From my perspective, Toronto is taking the right approach, targeting slow but steady growth over the long term with a lot of initiatives, primarily winning and exciting football. Their attendance has grown each home game this season and their current average is over 2,000 patrons per game over last year-to-date’s number. Hamilton, with a big offseason, a difficult start but anticipation over a new stadium in 2014, also has increased attendance numbers over last year-to-date. Montreal is a disappointment as the Als are an exciting team with a good record and are down substantially in attendance.
Though many westerners feel their is no blemish on their teams, there is room for improvement in these markets as well. BC sits only 1,000 fans above last year-to-date’s average when they were in Empire Field and generally had disappointing crowds. Now they are back at BC Place, with no heat issues, and their average is below 30,000. There are the fans out there (#1 query from Vancouver on Lions game days is about blackouts) but they need to realize there is no free ride.

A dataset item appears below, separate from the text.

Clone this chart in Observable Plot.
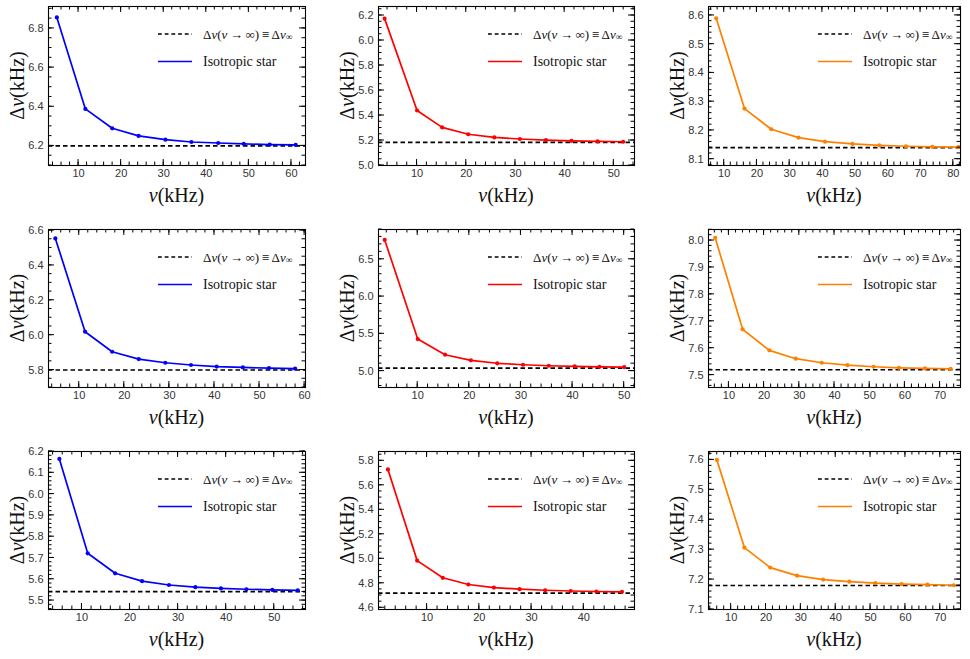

Calgary also disappointed without a sell-out on Labour Day and Edmonton, since moving their back-to-school ticket promotion to later in the year, misses a big crowd in the return match-up. With new stadiums coming in Winnipeg, Regina, Hamilton and Ottawa these teams may find themselves poor cousins in the league and in the bottom half in terms of revenue generated, which affects football operations.

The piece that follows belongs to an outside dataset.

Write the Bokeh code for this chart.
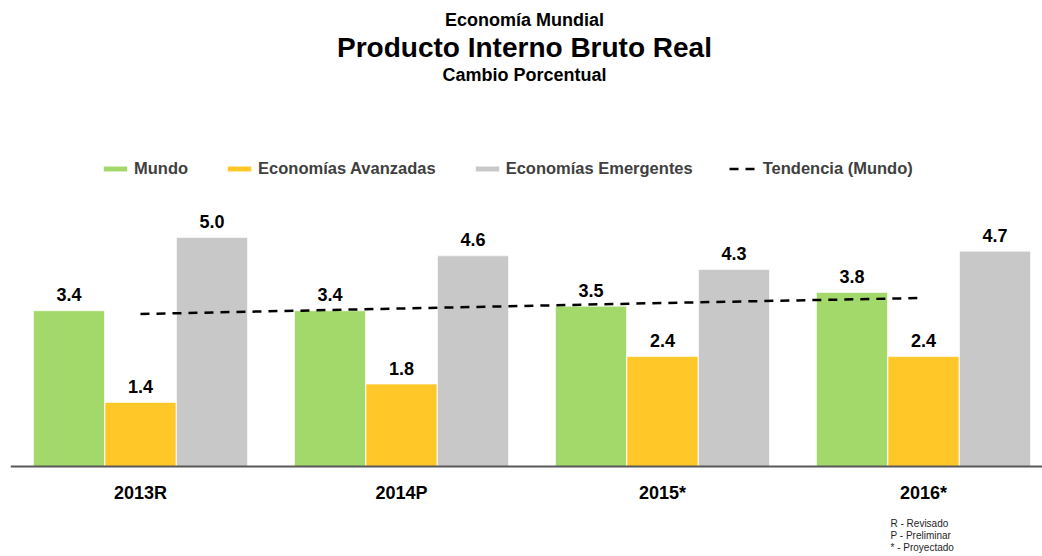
from bokeh.plotting import figure
from bokeh.models import Range1d, Legend, LegendItem, Label, Span
from bokeh.core.properties import value
from bokeh.embed import file_html
from bokeh.resources import INLINE

categories = ["2013R", "2014P", "2015*", "2016*"]
mundo = [3.4, 3.4, 3.5, 3.8]
avanzadas = [1.4, 1.8, 2.4, 2.4]
emergentes = [5.0, 4.6, 4.3, 4.7]
tendencia = [3.33, 3.45, 3.57, 3.68]
series_names = ["Mundo", "Economías Avanzadas", "Economías Emergentes"]
trend_name = "Tendencia (Mundo)"
title_lines = ["Economía Mundial", "Producto Interno Bruto Real", "Cambio Porcentual"]
notes = ["R - Revisado", "P - Preliminar", "* - Proyectado"]

colors = ["#A3D86A", "#FFC828", "#C8C8C8"]
FONT = "Liberation Sans"

p = figure(width=1042, height=556, output_backend="svg", toolbar_location=None,
           x_range=Range1d(-0.498, 3.456), y_range=Range1d(-1.965, 10.175),
           x_axis_location=None, y_axis_location=None,
           min_border_left=10, min_border_right=0,
           min_border_top=0, min_border_bottom=0, outline_line_color=None)
p.xgrid.visible = False
p.ygrid.visible = False

# baseline (category axis line) at value 0
p.add_layout(Span(location=0, dimension="width", line_color="#595959", line_width=2))

cat_x = list(range(len(categories)))
p.text(x=cat_x, y=[0] * len(categories), text=categories, text_align="center",
       text_baseline="middle", y_offset=26, text_font=value(FONT),
       text_font_style="bold", text_font_size="18px", text_color="black")

offsets = [-0.274, 0.0, 0.274]
bar_w = 0.272
renderers = []
for vals, col, off in zip([mundo, avanzadas, emergentes], colors, offsets):
    xs = [i + off for i in cat_x]
    r = p.vbar(x=xs, top=vals, width=bar_w, bottom=0, fill_color=col,
               line_color="white", line_width=1, line_alpha=0.6)
    renderers.append(r)
    p.text(x=xs, y=vals, text=[f"{v:.1f}" for v in vals], text_align="center",
           text_baseline="middle", y_offset=-16, text_font=value(FONT),
           text_font_style="bold", text_font_size="18px", text_color="black")

tr = p.line(x=cat_x, y=tendencia, line_color="black", line_width=2.5, line_dash="9 7")

items = [LegendItem(label=n, renderers=[r]) for n, r in zip(series_names, renderers)]
items.append(LegendItem(label=trend_name, renderers=[tr]))
legend = Legend(items=items, orientation="horizontal", location=(90, 378),
                spacing=36, glyph_width=30, glyph_height=7, label_standoff=4,
                label_height=20, label_text_font=FONT, label_text_font_style="bold",
                label_text_font_size="16.5px", label_text_color="#404040",
                padding=0, margin=0, border_line_color=None, background_fill_alpha=0)
p.add_layout(legend, "center")

title_sizes = ["18px", "28px", "18px"]
title_ys = [537, 509, 482]
for t, s, y in zip(title_lines, title_sizes, title_ys):
    p.add_layout(Label(x=514, y=y, x_units="screen", y_units="screen", text=t,
                       text_align="center", text_baseline="middle", text_font=FONT,
                       text_font_style="bold", text_font_size=s, text_color="black"))

note_ys = [33, 21, 9]
for n, y in zip(notes, note_ys):
    p.add_layout(Label(x=880, y=y, x_units="screen", y_units="screen", text=n,
                       text_align="left", text_baseline="middle", text_font=FONT,
                       text_font_size="10px", text_color="#262626"))

open("out.html", "w").write(file_html(p, INLINE))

All in all, things are positive, but Canadians (only football fans?) must shed the attitude the league will prosper if everyone stays home and watches the game on TV. You may love your team, but without someone buying tickets, merchandise, concessions, etc. these teams don’t exist. You don’t know what will happen if you leave it up to someone else. So get on board.
The Conference Board of Canada’s latest report on sports franchises touted six locations that will be able to support CFL franchises in their opinion in the next 25 years. Saskatoon should be ready by 2035 they predict. The Maritimes are touted as candidates now. In reality these reports are thin on facts, examining population trends and the long term outlook of the dollar, but ignoring the critical factors of stadiums and owners.
Mark Cohon correctly points out that this speculation is pointless without stadiums. Today, an appropriate stadium will cost between $200-$250 million. In 10, 15, 25 years how much will that be? And will the governments of the day be willing to commit to such projects, or will the municipalities have growing debt loads and issues dealing with their rapid growth and infrastructure? These are great reports to make these communities feel great, look forward to something but are otherwise pointless except to provide exposure for the Conference Board of Canada.
One team at a time, where the stadium and owner opportunities exist is the right way to go. Even then, I expect it will come down to fans across the country to help contribute in some way to get projects off the ground. The choice may be spending your $10 on a coffee and never seeing a tenth team or helping build a stadium in Quebec City or the Maritimes. With the attitude of today’s fans, I don’t see it happening, but we can dream.